La chapelle de St. Brendan à Stadacona

Padre’s Corner: No peace unless we make it

By Padre Lt(N) Charles Irish,
Base Chaplain

The last few weeks and months have seen remarkable events. We have seen protests and blockades, division and recrimination, arguments between people who seem to live in different worlds because they cannot agree even on facts. Can there be a democracy – or even real freedom – without a common understanding of what constitutes reality? Meanwhile, in Europe, a new and appalling reality unfolds. There are stories of both brutality and courage as a nation struggles for its survival amid the ruins of the places where families once lived.

Is our society – at home and internationally – more fragile than we thought?

 

Ash Wednesday (2 March), for many Christians, began the season of Lent, which lasts until Easter. Those who observe this season remember their human fragility, and seek to “reset” their relationship with God and with one another. The ashes they received on their heads are a reminder that we will all become dust, and that only with love can anything hope to be lasting, and even everlasting.

What is love? It is not just feelings or preferences. It is not reducible to passion and possessiveness. It is not about getting something for ourselves. It is giving. It is willing the good of others.

There will be no peace unless we make it. Where can it start, except with each of us in our daily lives, and in the way we treat the people we meet?

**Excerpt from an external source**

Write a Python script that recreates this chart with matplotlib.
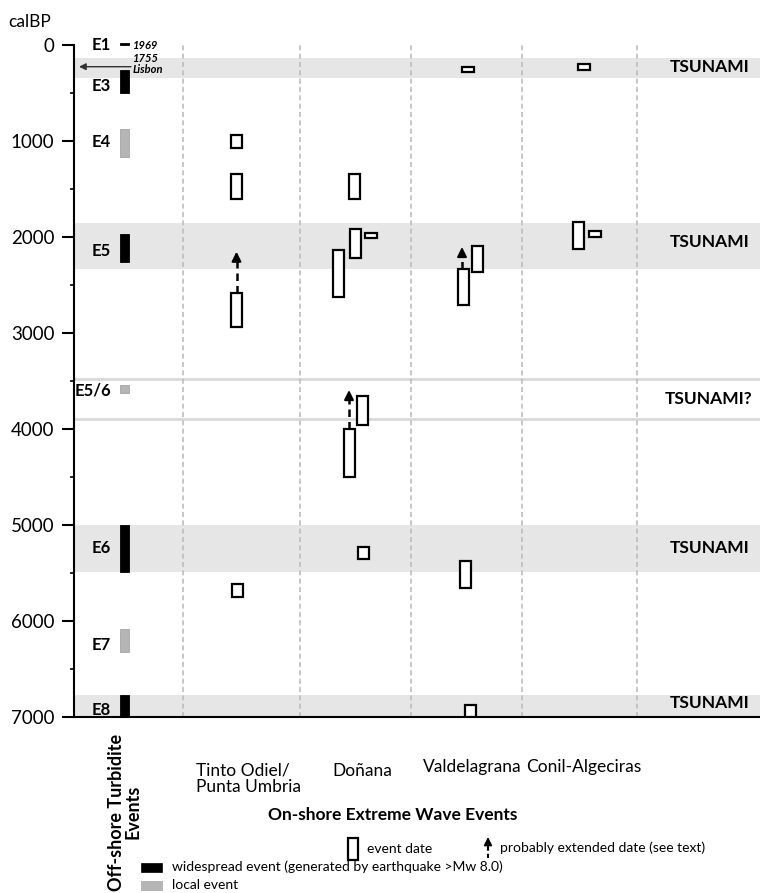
import matplotlib
matplotlib.use('Agg')
import matplotlib.pyplot as plt
from matplotlib.patches import Rectangle

plt.rcParams['font.family'] = ['Lato', 'DejaVu Sans']

# ---- data (calBP) ----
sites = ['Tinto Odiel/\nPunta Umbria', 'Doñana', 'Valdelagrana', 'Conil-Algeciras']

turb_names = ['E1', 'E3', 'E4', 'E5', 'E5/6', 'E6', 'E7', 'E8']
turb_young = [-25, 260, 875, 1970, 3545, 5000, 6080, 6770]
turb_old = [5, 500, 1167, 2260, 3630, 5490, 6320, 7000]
turb_widespread = [True, True, False, True, False, True, False, True]

event_site = [0, 0, 0, 0,
              1, 1, 1, 1, 1, 1, 1,
              2, 2, 2, 2, 2,
              3, 3, 3]
event_young = [938, 1344, 2587, 5618,
               1344, 1917, 1962, 2135, 3653, 4003, 5232,
               226, 2090, 2337, 5375, 6875,
               198, 1847, 1937]
event_old = [1070, 1604, 2937, 5753,
             1604, 2222, 2014, 2628, 3958, 4497, 5354,
             281, 2361, 2710, 5653, 6997,
             260, 2125, 1997]

ext_site = [0, 1, 2]
ext_from = [2587, 4003, 2337]
ext_to = [2153, 3594, 2104]

tsunami_bands = [(139, 347), (1850, 2338), (5000, 5488), (6771, 7000)]
tsunami_label_y = [229, 2052, 5240, 6854]
possible_band = (3483, 3896)

# ---- layout (pixel-like x units) ----
ev_x = [236.5, 236.5, 236.5, 237.5,
        354.5, 355, 371, 338.5, 362, 349, 363.5,
        468, 477, 463.5, 465, 470,
        584, 578, 595]
ev_w = [11, 11, 11, 11,
        11, 11, 12, 11, 11, 11, 11,
        12, 11, 11, 11, 11,
        12, 11, 12]
ext_x = [236.5, 349, 462]
divider_x = [183, 300, 411, 522, 637]
turb_label_y = [0, 427, 1010, 2146, 3594, 5240, 6250, 6927]

fig = plt.figure(figsize=(7.6, 8.93), dpi=100)
ax = fig.add_axes([74 / 760, (893 - 717) / 893, (760 - 74) / 760, (717 - 45) / 893])
ax.set_xlim(74, 760)
ax.set_ylim(7000, 0)

for lo, hi in tsunami_bands:
    ax.axhspan(lo, hi, color='#e6e6e6', lw=0, zorder=0)
for y in possible_band:
    ax.axhline(y, color='#d9d9d9', lw=2, zorder=0.5)
for x in divider_x:
    ax.axvline(x, color='#bdbdbd', lw=1.2, ls=(0, (3, 2)), zorder=0.6)

# off-shore turbidites
for name, y0, y1, big, ly in zip(turb_names, turb_young, turb_old, turb_widespread, turb_label_y):
    col = 'black' if big else '#b5b5b5'
    ax.add_patch(Rectangle((119.5, y0), 9.5, y1 - y0, facecolor=col,
                           edgecolor='black' if big else '#a5a5a5', lw=0.6,
                           zorder=3, clip_on=False))
    ax.text(111, ly, name, ha='right', va='center', fontsize=12,
            fontweight='bold', zorder=4)

ax.text(133, 5, '1969', fontsize=8, fontweight='bold', style='italic',
        va='center', ha='left')
ax.text(133, 140, '1755', fontsize=8, fontweight='bold', style='italic',
        va='center', ha='left')
ax.text(133, 258, 'Lisbon', fontsize=8, fontweight='bold', style='italic',
        va='center', ha='left')
ax.annotate('', xy=(79, 226), xytext=(131, 226),
            arrowprops=dict(arrowstyle='-|>', color='#333333', lw=1,
                            mutation_scale=10, shrinkA=0, shrinkB=0))

# on-shore events
for x, w, y0, y1 in zip(ev_x, ev_w, event_young, event_old):
    ax.add_patch(Rectangle((x - w / 2, y0), w, y1 - y0, facecolor='white',
                           edgecolor='black', lw=1.6, zorder=3))

for x, y0, y1 in zip(ext_x, ext_from, ext_to):
    ax.plot([x, x], [y0, y1 + 80], color='black', lw=1.8, ls=(0, (3, 2)), zorder=3)
    ax.annotate('', xy=(x, y1), xytext=(x, y1 + 90),
                arrowprops=dict(arrowstyle='-|>', color='black', lw=1.5,
                                mutation_scale=14, shrinkA=0, shrinkB=0))

for y in tsunami_label_y:
    ax.text(750, y, 'TSUNAMI', ha='right', va='center', fontsize=12.5,
            fontweight='bold')
ax.text(752, sum(possible_band) / 2, 'TSUNAMI?', ha='right', va='center',
        fontsize=12.5, fontweight='bold')

ax.spines['top'].set_visible(False)
ax.spines['right'].set_visible(False)
ax.spines['left'].set_linewidth(1.5)
ax.spines['bottom'].set_linewidth(1.5)
ax.set_xticks([])
ax.set_yticks(range(0, 7001, 1000))
ax.set_yticks(range(500, 7000, 1000), minor=True)
ax.tick_params(axis='y', which='major', length=9, width=1.5, labelsize=13.5, pad=5)
ax.tick_params(axis='y', which='minor', length=3, width=1.2)

# ---- annotations outside the plot (pixel overlay) ----
ov = fig.add_axes([0, 0, 1, 1], zorder=-1)
ov.set_xlim(0, 760)
ov.set_ylim(893, 0)
ov.axis('off')

ov.text(8, 22, 'calBP', fontsize=12.5, va='center', ha='left')

site_x = [196, 362, 472, 584]
site_y = [771, 771, 767, 767]
for i, (s, x, y) in enumerate(zip(sites, site_x, site_y)):
    if i == 0:
        ov.text(x, y - 9, s, fontsize=12.5, ha='left', va='top', linespacing=1.05)
    else:
        ov.text(x, y, s, fontsize=12.5, ha='center', va='center')

ov.text(393, 815, 'On-shore Extreme Wave Events', fontsize=12.5,
        fontweight='bold', ha='center', va='center')
ov.text(125, 812, 'Off-shore Turbidite\nEvents', fontsize=13, fontweight='bold',
        rotation=90, ha='center', va='center', multialignment='center',
        linespacing=1.0)

# legend
ov.add_patch(Rectangle((348, 838), 10, 22, facecolor='white', edgecolor='black', lw=1.6))
ov.text(367, 849, 'event date', fontsize=10, va='center')
ov.plot([488, 488], [858, 847], color='black', lw=1.5, ls=(0, (2, 1.5)))
ov.annotate('', xy=(488, 837), xytext=(488, 848),
            arrowprops=dict(arrowstyle='-|>', color='black', lw=1.2,
                            mutation_scale=12, shrinkA=0, shrinkB=0))
ov.text(500, 848, 'probably extended date (see text)', fontsize=10, va='center')

ov.add_patch(Rectangle((141, 863), 21, 9, facecolor='black', edgecolor='black', lw=0.5))
ov.text(172, 867, 'widespread event (generated by earthquake >Mw 8.0)', fontsize=10,
        va='center')
ov.add_patch(Rectangle((141, 881), 21, 9, facecolor='#b5b5b5', edgecolor='#a5a5a5', lw=0.5))
ov.text(172, 885, 'local event', fontsize=10, va='center')

fig.savefig('out.png', dpi=100)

We may wish and work for peace in the world, and wish for some civility and reason at home. We may feel injustice, want to change things, and wish to raise our voices. Sometimes, indeed, we must. But while we may think we have the truth, we may also think that the louder we proclaim it, the more right we are – and the more wrong others are. Truth without love can become just a weapon. Perhaps peace has to start with giving something. It starts with listening. It starts with respect. It starts with seeing the dignity and worth of the other person.

For how would the world be, if no one did that?